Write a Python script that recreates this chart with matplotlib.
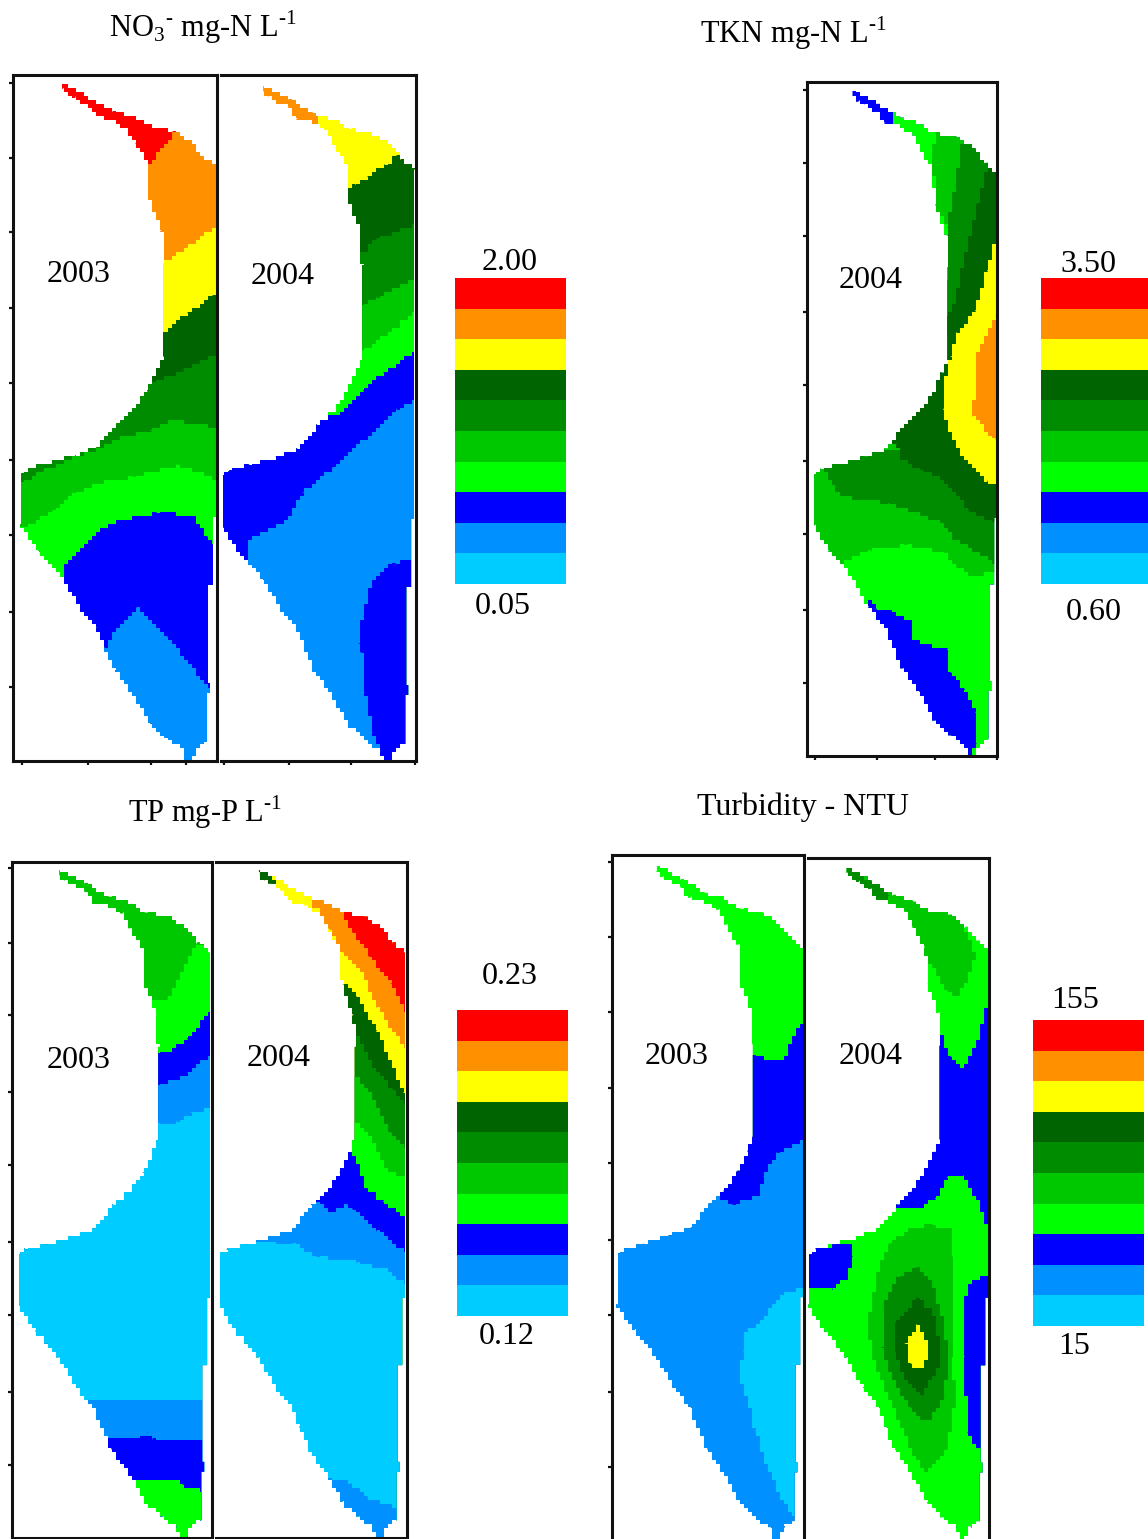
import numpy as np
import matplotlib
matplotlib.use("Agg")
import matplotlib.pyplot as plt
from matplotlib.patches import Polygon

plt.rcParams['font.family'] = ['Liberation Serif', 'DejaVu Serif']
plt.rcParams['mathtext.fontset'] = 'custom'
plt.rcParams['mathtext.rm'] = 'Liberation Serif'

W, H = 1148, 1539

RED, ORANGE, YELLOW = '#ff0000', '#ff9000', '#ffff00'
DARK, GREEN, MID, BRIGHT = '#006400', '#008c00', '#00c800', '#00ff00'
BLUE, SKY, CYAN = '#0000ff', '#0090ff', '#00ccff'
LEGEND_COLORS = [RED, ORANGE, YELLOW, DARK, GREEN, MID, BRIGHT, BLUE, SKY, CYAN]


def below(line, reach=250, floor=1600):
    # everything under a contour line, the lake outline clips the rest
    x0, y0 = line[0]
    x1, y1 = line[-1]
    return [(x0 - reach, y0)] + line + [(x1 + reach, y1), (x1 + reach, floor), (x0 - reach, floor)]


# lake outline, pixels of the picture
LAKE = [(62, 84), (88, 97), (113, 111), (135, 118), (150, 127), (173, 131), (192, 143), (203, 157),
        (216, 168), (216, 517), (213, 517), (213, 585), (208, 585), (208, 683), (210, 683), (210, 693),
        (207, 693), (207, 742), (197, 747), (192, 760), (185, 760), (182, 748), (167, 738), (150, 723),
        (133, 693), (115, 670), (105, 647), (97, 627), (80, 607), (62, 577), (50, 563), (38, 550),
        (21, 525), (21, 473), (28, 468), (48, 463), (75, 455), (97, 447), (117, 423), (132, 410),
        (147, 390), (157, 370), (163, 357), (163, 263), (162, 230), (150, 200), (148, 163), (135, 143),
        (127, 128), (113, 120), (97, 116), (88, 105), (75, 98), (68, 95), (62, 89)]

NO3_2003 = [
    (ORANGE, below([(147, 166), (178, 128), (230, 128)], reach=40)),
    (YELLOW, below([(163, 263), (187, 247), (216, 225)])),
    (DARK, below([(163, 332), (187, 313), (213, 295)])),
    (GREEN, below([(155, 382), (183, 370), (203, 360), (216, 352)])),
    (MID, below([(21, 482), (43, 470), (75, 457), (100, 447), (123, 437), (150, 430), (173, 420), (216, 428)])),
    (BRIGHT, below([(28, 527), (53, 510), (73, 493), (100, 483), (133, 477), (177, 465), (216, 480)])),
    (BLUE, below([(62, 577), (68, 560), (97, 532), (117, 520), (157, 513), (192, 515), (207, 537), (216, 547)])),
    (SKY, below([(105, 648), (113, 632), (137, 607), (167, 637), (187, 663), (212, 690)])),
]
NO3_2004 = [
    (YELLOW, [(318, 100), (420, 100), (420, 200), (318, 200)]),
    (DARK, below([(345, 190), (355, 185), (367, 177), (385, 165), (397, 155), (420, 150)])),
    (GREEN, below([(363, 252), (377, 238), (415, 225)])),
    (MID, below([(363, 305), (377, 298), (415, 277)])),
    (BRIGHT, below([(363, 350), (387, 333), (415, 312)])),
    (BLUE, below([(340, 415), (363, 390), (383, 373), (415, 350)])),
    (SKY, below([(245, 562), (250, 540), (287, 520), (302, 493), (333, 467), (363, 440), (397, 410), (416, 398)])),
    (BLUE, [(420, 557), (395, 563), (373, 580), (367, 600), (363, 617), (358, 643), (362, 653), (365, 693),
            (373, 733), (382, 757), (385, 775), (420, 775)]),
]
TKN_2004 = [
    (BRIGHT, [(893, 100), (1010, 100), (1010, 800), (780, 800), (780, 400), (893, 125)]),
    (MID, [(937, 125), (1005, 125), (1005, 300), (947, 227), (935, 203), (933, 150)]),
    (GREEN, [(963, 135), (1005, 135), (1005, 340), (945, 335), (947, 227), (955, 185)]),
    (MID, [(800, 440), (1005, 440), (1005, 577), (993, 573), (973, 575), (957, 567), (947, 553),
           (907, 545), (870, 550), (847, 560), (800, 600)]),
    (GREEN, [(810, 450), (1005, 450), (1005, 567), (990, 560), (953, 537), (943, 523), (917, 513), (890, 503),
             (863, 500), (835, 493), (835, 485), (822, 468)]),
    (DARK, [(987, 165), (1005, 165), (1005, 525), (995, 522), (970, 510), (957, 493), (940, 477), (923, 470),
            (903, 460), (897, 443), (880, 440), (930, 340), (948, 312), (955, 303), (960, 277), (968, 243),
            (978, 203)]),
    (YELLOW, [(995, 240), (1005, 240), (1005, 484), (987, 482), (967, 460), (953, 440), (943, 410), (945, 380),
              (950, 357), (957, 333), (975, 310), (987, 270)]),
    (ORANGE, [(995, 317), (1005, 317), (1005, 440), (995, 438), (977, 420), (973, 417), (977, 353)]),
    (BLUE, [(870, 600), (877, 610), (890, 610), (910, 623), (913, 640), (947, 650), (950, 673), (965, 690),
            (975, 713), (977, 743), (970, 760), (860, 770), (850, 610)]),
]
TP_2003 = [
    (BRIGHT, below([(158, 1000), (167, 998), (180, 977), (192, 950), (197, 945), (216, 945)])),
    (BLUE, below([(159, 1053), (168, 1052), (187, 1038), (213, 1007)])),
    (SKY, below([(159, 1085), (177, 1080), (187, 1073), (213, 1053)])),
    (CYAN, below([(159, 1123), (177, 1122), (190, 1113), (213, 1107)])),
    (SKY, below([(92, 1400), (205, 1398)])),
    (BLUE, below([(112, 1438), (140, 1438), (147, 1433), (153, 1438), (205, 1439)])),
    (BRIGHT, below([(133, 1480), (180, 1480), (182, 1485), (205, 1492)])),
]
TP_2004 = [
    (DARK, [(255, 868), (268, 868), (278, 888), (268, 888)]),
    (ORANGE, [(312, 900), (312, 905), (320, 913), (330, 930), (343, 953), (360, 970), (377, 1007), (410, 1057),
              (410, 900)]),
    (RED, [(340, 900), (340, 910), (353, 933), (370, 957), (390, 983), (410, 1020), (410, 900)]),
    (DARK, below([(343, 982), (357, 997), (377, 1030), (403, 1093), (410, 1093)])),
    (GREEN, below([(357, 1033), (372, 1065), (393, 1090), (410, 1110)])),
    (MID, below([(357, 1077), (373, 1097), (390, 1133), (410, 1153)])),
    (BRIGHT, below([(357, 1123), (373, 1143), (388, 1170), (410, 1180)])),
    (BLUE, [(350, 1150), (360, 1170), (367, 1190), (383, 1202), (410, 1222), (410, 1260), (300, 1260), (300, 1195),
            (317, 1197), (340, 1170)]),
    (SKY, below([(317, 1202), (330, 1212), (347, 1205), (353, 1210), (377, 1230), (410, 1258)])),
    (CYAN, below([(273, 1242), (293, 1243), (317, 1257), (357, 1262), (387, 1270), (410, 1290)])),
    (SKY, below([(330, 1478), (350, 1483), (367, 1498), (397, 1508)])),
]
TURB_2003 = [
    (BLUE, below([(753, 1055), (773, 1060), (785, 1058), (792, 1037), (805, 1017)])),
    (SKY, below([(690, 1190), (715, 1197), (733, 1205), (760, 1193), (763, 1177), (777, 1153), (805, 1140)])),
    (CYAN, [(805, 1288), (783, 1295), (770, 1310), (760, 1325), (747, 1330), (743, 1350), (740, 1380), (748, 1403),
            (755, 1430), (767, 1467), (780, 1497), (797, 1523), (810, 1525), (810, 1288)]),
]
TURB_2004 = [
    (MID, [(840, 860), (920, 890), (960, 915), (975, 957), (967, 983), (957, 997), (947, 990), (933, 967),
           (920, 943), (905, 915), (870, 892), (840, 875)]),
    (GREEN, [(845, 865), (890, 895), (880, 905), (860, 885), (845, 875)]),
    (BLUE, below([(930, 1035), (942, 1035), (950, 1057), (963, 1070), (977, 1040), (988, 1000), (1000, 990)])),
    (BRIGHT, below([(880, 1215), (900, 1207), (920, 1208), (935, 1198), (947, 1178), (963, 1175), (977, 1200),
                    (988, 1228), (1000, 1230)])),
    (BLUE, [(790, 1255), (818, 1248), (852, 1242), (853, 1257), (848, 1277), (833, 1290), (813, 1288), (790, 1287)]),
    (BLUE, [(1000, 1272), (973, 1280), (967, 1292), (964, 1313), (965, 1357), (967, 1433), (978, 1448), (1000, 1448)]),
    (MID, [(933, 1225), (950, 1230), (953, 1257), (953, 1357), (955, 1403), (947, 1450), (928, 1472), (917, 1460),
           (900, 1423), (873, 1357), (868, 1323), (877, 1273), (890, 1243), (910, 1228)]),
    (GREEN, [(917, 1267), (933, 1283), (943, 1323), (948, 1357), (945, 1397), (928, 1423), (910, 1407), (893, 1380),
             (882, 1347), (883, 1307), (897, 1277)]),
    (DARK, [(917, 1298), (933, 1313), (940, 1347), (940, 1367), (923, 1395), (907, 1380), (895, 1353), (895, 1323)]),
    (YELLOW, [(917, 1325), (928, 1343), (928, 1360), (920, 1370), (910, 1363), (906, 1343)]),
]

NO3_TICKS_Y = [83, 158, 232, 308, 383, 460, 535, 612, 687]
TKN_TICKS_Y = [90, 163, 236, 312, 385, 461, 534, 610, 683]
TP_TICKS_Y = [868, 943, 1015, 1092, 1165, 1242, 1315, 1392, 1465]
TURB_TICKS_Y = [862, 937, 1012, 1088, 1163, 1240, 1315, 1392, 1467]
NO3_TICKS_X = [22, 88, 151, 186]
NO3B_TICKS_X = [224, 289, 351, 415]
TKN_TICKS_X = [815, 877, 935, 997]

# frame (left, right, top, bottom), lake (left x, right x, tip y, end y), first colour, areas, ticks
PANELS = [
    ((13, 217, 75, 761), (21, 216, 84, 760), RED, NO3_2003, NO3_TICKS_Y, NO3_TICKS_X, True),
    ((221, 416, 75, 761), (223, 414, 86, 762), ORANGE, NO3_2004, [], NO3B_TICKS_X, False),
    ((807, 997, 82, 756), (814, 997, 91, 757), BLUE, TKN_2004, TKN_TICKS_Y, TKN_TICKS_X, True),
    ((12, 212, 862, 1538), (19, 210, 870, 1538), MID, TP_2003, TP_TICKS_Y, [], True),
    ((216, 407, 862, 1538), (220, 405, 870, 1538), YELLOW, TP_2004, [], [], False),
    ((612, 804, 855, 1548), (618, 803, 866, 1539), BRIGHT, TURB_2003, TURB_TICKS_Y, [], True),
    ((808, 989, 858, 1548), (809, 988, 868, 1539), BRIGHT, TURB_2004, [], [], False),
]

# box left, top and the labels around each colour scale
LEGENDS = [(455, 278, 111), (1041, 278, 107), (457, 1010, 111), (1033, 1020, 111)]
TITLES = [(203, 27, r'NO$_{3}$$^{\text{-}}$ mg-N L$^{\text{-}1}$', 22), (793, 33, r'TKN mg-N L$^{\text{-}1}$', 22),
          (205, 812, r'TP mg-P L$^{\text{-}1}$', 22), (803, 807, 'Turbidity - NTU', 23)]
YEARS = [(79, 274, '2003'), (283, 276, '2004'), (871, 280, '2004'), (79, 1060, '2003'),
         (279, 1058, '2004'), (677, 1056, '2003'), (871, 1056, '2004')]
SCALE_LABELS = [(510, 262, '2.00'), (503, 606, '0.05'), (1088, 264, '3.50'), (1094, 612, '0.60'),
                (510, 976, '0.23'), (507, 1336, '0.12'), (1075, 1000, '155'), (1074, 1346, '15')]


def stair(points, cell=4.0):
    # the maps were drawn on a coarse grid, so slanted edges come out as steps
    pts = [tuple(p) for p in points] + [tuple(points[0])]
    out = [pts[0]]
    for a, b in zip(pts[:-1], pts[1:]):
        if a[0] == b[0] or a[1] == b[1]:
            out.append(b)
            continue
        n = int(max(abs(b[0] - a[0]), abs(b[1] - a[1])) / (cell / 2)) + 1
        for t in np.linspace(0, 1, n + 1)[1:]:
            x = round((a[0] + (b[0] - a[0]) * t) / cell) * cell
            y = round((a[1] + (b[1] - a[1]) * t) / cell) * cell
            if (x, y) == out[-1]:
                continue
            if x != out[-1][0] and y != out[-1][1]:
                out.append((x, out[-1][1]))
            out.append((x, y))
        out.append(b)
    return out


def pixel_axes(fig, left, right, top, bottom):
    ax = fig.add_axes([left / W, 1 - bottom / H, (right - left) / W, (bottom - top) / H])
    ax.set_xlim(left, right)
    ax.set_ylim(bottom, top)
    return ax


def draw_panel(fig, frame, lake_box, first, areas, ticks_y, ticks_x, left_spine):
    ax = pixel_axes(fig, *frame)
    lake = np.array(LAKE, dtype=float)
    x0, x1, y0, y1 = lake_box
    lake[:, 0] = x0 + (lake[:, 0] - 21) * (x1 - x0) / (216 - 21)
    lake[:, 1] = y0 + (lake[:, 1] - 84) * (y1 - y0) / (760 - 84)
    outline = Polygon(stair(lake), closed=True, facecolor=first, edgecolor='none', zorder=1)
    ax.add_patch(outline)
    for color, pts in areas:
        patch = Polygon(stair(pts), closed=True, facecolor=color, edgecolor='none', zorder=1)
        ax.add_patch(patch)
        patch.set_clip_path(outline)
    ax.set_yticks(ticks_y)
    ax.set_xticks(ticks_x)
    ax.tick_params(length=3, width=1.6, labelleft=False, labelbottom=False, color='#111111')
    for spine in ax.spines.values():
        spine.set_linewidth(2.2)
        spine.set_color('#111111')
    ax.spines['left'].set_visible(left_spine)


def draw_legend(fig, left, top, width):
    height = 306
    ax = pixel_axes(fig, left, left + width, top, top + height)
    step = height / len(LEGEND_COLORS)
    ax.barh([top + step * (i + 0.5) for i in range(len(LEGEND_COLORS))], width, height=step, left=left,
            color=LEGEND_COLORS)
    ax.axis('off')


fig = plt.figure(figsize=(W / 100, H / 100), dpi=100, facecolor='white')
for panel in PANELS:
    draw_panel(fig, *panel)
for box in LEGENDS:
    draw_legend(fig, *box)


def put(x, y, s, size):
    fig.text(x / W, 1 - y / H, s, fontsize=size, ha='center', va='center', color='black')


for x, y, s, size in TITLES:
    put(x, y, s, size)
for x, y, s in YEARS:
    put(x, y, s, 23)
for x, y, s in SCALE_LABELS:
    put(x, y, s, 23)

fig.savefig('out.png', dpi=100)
* * * *
### [Aim]
Begin at the first line of the material and copy each line exactly through the one containing "BLUE, SKY, CYAN]". Omit pictures.

### [Complete response]
Write a Python script that recreates this chart with matplotlib.
import numpy as np
import matplotlib
matplotlib.use("Agg")
import matplotlib.pyplot as plt
from matplotlib.patches import Polygon

plt.rcParams['font.family'] = ['Liberation Serif', 'DejaVu Serif']
plt.rcParams['mathtext.fontset'] = 'custom'
plt.rcParams['mathtext.rm'] = 'Liberation Serif'

W, H = 1148, 1539

RED, ORANGE, YELLOW = '#ff0000', '#ff9000', '#ffff00'
DARK, GREEN, MID, BRIGHT = '#006400', '#008c00', '#00c800', '#00ff00'
BLUE, SKY, CYAN = '#0000ff', '#0090ff', '#00ccff'
LEGEND_COLORS = [RED, ORANGE, YELLOW, DARK, GREEN, MID, BRIGHT, BLUE, SKY, CYAN]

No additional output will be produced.